Identifiable asset

Identifiable asset

This is a type of an asset whose market value can be estimated at any given point in time and it is expected to bring measurable benefit to the business in the future. 

Identifiable assets play an important role in the process of mergers and acquisitions – the sale and purchase of companies. 

Identifiable assets refer to assets listed on the balance sheet of the acquired company. Any asset amount not included on the balance sheet is categorised as “goodwill.” The value of goodwill is determined by the acquiring company’s payment and is primarily influenced by its perception and assumptions. This is why goodwill is not considered to be an identifiable asset.

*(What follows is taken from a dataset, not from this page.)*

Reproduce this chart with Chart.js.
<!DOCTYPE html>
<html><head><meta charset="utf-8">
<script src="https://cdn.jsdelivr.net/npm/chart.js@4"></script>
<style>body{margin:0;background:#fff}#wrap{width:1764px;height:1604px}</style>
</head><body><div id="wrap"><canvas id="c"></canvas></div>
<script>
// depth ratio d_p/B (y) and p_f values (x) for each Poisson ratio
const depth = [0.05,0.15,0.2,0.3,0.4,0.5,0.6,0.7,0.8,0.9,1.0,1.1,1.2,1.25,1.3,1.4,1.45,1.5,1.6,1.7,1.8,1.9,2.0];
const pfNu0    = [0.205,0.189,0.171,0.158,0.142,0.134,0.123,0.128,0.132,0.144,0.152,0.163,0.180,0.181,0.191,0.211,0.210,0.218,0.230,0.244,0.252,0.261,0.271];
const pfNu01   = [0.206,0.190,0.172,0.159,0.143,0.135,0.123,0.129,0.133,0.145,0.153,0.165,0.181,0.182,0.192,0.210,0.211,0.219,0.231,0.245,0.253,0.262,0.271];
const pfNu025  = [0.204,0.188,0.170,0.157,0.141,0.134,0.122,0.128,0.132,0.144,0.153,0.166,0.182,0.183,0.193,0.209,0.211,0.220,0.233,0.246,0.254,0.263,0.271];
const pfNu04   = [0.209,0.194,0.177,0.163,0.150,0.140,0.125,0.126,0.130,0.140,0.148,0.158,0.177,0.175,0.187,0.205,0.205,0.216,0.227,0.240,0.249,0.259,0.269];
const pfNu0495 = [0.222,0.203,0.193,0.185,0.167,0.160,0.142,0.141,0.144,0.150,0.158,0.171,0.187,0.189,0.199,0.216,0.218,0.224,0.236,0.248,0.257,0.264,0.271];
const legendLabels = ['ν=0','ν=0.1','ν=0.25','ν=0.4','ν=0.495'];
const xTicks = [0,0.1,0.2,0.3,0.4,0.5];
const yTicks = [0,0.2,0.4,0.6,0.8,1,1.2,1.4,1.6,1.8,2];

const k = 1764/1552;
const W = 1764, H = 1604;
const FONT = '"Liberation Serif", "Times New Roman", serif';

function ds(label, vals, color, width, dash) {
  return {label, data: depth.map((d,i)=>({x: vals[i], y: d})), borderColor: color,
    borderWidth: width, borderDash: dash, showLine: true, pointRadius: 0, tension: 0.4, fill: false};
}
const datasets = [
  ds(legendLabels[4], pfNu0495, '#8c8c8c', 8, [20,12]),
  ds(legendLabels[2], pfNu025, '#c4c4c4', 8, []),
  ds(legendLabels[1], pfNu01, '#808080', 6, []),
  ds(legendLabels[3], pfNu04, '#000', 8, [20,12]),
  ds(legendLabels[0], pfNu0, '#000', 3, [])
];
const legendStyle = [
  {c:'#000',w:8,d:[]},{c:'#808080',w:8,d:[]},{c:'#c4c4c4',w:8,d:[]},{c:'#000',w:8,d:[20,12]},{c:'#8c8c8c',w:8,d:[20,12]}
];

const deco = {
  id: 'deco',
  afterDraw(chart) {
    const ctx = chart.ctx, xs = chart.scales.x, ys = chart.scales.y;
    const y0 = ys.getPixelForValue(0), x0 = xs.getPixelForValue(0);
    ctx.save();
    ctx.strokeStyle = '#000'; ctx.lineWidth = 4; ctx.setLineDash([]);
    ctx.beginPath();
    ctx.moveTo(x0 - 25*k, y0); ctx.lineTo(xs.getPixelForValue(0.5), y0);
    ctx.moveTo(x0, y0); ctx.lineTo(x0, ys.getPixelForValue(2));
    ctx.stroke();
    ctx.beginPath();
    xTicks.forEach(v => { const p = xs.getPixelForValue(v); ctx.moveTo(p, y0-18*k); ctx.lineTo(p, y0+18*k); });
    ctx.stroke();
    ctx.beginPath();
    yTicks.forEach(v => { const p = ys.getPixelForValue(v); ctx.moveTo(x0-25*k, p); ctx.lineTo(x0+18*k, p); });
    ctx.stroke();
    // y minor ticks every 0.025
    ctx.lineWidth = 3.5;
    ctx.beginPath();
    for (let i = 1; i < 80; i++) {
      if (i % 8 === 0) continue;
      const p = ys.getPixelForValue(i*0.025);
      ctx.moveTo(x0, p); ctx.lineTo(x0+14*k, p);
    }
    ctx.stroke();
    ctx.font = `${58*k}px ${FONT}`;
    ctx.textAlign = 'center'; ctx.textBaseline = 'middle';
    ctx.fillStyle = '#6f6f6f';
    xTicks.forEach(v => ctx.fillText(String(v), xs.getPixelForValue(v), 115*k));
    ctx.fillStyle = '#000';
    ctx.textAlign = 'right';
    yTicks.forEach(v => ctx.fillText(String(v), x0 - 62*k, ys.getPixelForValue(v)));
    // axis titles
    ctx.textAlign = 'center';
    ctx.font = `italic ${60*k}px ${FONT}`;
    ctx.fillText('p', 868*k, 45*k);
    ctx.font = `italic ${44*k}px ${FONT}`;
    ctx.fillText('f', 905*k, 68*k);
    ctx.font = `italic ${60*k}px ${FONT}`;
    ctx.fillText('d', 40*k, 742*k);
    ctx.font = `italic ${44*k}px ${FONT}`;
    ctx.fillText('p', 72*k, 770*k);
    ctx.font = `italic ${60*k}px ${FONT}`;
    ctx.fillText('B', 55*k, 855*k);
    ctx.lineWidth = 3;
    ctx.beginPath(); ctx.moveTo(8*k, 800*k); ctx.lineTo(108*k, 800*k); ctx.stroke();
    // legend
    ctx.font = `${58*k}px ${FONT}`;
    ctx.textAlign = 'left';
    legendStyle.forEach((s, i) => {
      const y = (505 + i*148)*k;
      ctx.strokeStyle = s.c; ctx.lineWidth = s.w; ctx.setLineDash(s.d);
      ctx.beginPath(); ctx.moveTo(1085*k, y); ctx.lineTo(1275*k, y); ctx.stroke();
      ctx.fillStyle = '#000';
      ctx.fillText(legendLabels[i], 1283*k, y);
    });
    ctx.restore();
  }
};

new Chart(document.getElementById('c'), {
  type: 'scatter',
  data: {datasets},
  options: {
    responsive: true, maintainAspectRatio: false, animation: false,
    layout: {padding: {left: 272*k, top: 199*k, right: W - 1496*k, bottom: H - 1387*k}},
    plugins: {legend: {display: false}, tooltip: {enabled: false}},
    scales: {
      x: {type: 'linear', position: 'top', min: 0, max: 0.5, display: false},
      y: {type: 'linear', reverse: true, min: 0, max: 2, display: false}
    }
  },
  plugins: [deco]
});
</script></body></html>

According to the asset recognition criteria outlined in CON5, an asset is acknowledged when it fulfils the asset definition, possesses a measurable attribute that is sufficiently reliable, and the information pertaining to it is faithfully represented, verifiable, neutral (i.e., reliable), and capable of influencing user decisions (i.e., relevant).

In order for intangible assets to be recognised outside of goodwill, they have to meet two additional parameters:

  1. Legal (or contractual) – the ability to exercise authority over the prospective economic advantages of the asset arises from contractual or legal entitlements (irrespective of the possibility of transferring or separating these entitlements from other rights and obligations).

Separability – the asset has the potential to be divided or separated and then sold, transferred, licensed, rented, or exchanged (regardless of whether there is a present intention or an existing market for such transactions). Alternatively, if it cannot be sold, etc., on its own, the asset is capable of being sold, transferred, licensed, rented, or exchanged together with a related contract, asset, or liability.